* Start *

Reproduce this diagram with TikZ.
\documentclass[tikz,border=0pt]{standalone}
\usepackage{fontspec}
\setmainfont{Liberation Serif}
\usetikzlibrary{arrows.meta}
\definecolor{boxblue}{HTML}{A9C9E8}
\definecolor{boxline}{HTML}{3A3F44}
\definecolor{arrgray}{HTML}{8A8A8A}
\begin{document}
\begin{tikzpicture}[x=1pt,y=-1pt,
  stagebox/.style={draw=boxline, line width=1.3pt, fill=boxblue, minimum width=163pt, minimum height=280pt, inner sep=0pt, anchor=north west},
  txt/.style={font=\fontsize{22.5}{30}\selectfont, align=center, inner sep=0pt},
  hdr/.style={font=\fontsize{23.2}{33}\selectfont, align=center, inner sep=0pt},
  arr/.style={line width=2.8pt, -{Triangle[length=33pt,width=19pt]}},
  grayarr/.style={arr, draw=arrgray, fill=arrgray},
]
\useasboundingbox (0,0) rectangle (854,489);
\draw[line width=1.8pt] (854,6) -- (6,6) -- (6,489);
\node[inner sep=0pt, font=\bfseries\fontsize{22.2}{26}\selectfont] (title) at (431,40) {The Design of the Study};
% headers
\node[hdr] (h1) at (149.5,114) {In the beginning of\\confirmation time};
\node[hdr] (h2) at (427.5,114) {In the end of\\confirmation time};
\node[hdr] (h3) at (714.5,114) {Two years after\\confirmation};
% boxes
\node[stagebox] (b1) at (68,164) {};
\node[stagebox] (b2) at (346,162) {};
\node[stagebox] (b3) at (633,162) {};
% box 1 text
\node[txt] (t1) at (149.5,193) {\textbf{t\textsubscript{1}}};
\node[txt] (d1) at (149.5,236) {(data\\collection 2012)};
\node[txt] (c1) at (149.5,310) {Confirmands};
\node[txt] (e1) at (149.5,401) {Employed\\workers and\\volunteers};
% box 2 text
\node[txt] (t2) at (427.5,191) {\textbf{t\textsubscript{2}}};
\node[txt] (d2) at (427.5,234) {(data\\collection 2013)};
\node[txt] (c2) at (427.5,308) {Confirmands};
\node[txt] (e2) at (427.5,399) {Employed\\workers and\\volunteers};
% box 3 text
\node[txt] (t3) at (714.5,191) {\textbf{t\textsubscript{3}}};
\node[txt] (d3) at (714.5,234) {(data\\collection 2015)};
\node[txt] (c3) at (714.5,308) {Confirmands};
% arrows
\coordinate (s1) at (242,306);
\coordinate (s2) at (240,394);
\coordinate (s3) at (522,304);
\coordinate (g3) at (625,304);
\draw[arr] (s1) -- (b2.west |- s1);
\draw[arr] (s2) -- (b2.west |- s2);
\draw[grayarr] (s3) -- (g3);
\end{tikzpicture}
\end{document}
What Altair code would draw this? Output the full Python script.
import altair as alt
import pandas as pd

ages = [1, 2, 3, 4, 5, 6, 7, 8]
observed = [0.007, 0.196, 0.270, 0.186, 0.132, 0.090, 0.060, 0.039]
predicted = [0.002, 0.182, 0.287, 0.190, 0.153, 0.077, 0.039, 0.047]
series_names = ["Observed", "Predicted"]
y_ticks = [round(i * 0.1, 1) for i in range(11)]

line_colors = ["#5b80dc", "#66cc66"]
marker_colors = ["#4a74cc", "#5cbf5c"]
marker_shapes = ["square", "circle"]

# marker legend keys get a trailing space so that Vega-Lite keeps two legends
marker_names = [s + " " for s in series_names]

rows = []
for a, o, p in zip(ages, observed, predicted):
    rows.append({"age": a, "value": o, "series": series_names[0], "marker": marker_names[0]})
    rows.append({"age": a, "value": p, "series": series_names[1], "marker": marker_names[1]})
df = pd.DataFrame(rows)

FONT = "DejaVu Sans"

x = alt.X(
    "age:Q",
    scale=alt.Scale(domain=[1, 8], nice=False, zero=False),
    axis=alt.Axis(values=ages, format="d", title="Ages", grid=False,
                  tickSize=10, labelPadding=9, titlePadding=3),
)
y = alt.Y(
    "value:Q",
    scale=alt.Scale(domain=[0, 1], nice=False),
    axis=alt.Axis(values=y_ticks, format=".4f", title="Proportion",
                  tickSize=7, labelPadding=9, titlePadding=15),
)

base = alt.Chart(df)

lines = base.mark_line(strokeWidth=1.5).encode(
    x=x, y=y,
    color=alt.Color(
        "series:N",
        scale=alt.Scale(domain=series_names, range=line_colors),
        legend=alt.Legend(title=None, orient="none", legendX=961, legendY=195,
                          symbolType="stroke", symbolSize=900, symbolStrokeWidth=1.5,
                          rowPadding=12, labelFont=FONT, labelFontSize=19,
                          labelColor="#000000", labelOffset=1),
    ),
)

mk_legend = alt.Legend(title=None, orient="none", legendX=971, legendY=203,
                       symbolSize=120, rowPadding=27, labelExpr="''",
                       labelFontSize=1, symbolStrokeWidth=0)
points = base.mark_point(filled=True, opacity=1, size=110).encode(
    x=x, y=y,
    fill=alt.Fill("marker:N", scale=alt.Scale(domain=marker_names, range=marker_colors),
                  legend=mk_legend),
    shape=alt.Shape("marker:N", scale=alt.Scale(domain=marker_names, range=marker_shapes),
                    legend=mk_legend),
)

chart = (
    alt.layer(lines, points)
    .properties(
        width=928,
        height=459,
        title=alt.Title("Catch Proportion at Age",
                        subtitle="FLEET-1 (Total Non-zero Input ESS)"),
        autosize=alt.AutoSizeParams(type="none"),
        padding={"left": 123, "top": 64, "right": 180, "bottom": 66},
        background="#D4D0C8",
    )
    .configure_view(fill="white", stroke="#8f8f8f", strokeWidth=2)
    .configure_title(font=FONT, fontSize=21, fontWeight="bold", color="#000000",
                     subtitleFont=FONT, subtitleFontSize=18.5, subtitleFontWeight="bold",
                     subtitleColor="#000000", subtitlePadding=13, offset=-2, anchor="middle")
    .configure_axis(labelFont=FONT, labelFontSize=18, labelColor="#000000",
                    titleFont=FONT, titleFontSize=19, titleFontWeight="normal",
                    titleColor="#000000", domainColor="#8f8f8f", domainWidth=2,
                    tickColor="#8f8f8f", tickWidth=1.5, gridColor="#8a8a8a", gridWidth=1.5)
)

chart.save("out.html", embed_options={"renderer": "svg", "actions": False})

* End *

Would you give the material above again, complete and exact?

-- Worked answer --
Reproduce this diagram with TikZ.
\documentclass[tikz,border=0pt]{standalone}
\usepackage{fontspec}
\setmainfont{Liberation Serif}
\usetikzlibrary{arrows.meta}
\definecolor{boxblue}{HTML}{A9C9E8}
\definecolor{boxline}{HTML}{3A3F44}
\definecolor{arrgray}{HTML}{8A8A8A}
\begin{document}
\begin{tikzpicture}[x=1pt,y=-1pt,
  stagebox/.style={draw=boxline, line width=1.3pt, fill=boxblue, minimum width=163pt, minimum height=280pt, inner sep=0pt, anchor=north west},
  txt/.style={font=\fontsize{22.5}{30}\selectfont, align=center, inner sep=0pt},
  hdr/.style={font=\fontsize{23.2}{33}\selectfont, align=center, inner sep=0pt},
  arr/.style={line width=2.8pt, -{Triangle[length=33pt,width=19pt]}},
  grayarr/.style={arr, draw=arrgray, fill=arrgray},
]
\useasboundingbox (0,0) rectangle (854,489);
\draw[line width=1.8pt] (854,6) -- (6,6) -- (6,489);
\node[inner sep=0pt, font=\bfseries\fontsize{22.2}{26}\selectfont] (title) at (431,40) {The Design of the Study};
% headers
\node[hdr] (h1) at (149.5,114) {In the beginning of\\confirmation time};
\node[hdr] (h2) at (427.5,114) {In the end of\\confirmation time};
\node[hdr] (h3) at (714.5,114) {Two years after\\confirmation};
% boxes
\node[stagebox] (b1) at (68,164) {};
\node[stagebox] (b2) at (346,162) {};
\node[stagebox] (b3) at (633,162) {};
% box 1 text
\node[txt] (t1) at (149.5,193) {\textbf{t\textsubscript{1}}};
\node[txt] (d1) at (149.5,236) {(data\\collection 2012)};
\node[txt] (c1) at (149.5,310) {Confirmands};
\node[txt] (e1) at (149.5,401) {Employed\\workers and\\volunteers};
% box 2 text
\node[txt] (t2) at (427.5,191) {\textbf{t\textsubscript{2}}};
\node[txt] (d2) at (427.5,234) {(data\\collection 2013)};
\node[txt] (c2) at (427.5,308) {Confirmands};
\node[txt] (e2) at (427.5,399) {Employed\\workers and\\volunteers};
% box 3 text
\node[txt] (t3) at (714.5,191) {\textbf{t\textsubscript{3}}};
\node[txt] (d3) at (714.5,234) {(data\\collection 2015)};
\node[txt] (c3) at (714.5,308) {Confirmands};
% arrows
\coordinate (s1) at (242,306);
\coordinate (s2) at (240,394);
\coordinate (s3) at (522,304);
\coordinate (g3) at (625,304);
\draw[arr] (s1) -- (b2.west |- s1);
\draw[arr] (s2) -- (b2.west |- s2);
\draw[grayarr] (s3) -- (g3);
\end{tikzpicture}
\end{document}
What Altair code would draw this? Output the full Python script.
import altair as alt
import pandas as pd

ages = [1, 2, 3, 4, 5, 6, 7, 8]
observed = [0.007, 0.196, 0.270, 0.186, 0.132, 0.090, 0.060, 0.039]
predicted = [0.002, 0.182, 0.287, 0.190, 0.153, 0.077, 0.039, 0.047]
series_names = ["Observed", "Predicted"]
y_ticks = [round(i * 0.1, 1) for i in range(11)]

line_colors = ["#5b80dc", "#66cc66"]
marker_colors = ["#4a74cc", "#5cbf5c"]
marker_shapes = ["square", "circle"]

# marker legend keys get a trailing space so that Vega-Lite keeps two legends
marker_names = [s + " " for s in series_names]

rows = []
for a, o, p in zip(ages, observed, predicted):
    rows.append({"age": a, "value": o, "series": series_names[0], "marker": marker_names[0]})
    rows.append({"age": a, "value": p, "series": series_names[1], "marker": marker_names[1]})
df = pd.DataFrame(rows)

FONT = "DejaVu Sans"

x = alt.X(
    "age:Q",
    scale=alt.Scale(domain=[1, 8], nice=False, zero=False),
    axis=alt.Axis(values=ages, format="d", title="Ages", grid=False,
                  tickSize=10, labelPadding=9, titlePadding=3),
)
y = alt.Y(
    "value:Q",
    scale=alt.Scale(domain=[0, 1], nice=False),
    axis=alt.Axis(values=y_ticks, format=".4f", title="Proportion",
                  tickSize=7, labelPadding=9, titlePadding=15),
)

base = alt.Chart(df)

lines = base.mark_line(strokeWidth=1.5).encode(
    x=x, y=y,
    color=alt.Color(
        "series:N",
        scale=alt.Scale(domain=series_names, range=line_colors),
        legend=alt.Legend(title=None, orient="none", legendX=961, legendY=195,
                          symbolType="stroke", symbolSize=900, symbolStrokeWidth=1.5,
                          rowPadding=12, labelFont=FONT, labelFontSize=19,
                          labelColor="#000000", labelOffset=1),
    ),
)

mk_legend = alt.Legend(title=None, orient="none", legendX=971, legendY=203,
                       symbolSize=120, rowPadding=27, labelExpr="''",
                       labelFontSize=1, symbolStrokeWidth=0)
points = base.mark_point(filled=True, opacity=1, size=110).encode(
    x=x, y=y,
    fill=alt.Fill("marker:N", scale=alt.Scale(domain=marker_names, range=marker_colors),
                  legend=mk_legend),
    shape=alt.Shape("marker:N", scale=alt.Scale(domain=marker_names, range=marker_shapes),
                    legend=mk_legend),
)

chart = (
    alt.layer(lines, points)
    .properties(
        width=928,
        height=459,
        title=alt.Title("Catch Proportion at Age",
                        subtitle="FLEET-1 (Total Non-zero Input ESS)"),
        autosize=alt.AutoSizeParams(type="none"),
        padding={"left": 123, "top": 64, "right": 180, "bottom": 66},
        background="#D4D0C8",
    )
    .configure_view(fill="white", stroke="#8f8f8f", strokeWidth=2)
    .configure_title(font=FONT, fontSize=21, fontWeight="bold", color="#000000",
                     subtitleFont=FONT, subtitleFontSize=18.5, subtitleFontWeight="bold",
                     subtitleColor="#000000", subtitlePadding=13, offset=-2, anchor="middle")
    .configure_axis(labelFont=FONT, labelFontSize=18, labelColor="#000000",
                    titleFont=FONT, titleFontSize=19, titleFontWeight="normal",
                    titleColor="#000000", domainColor="#8f8f8f", domainWidth=2,
                    tickColor="#8f8f8f", tickWidth=1.5, gridColor="#8a8a8a", gridWidth=1.5)
)

chart.save("out.html", embed_options={"renderer": "svg", "actions": False})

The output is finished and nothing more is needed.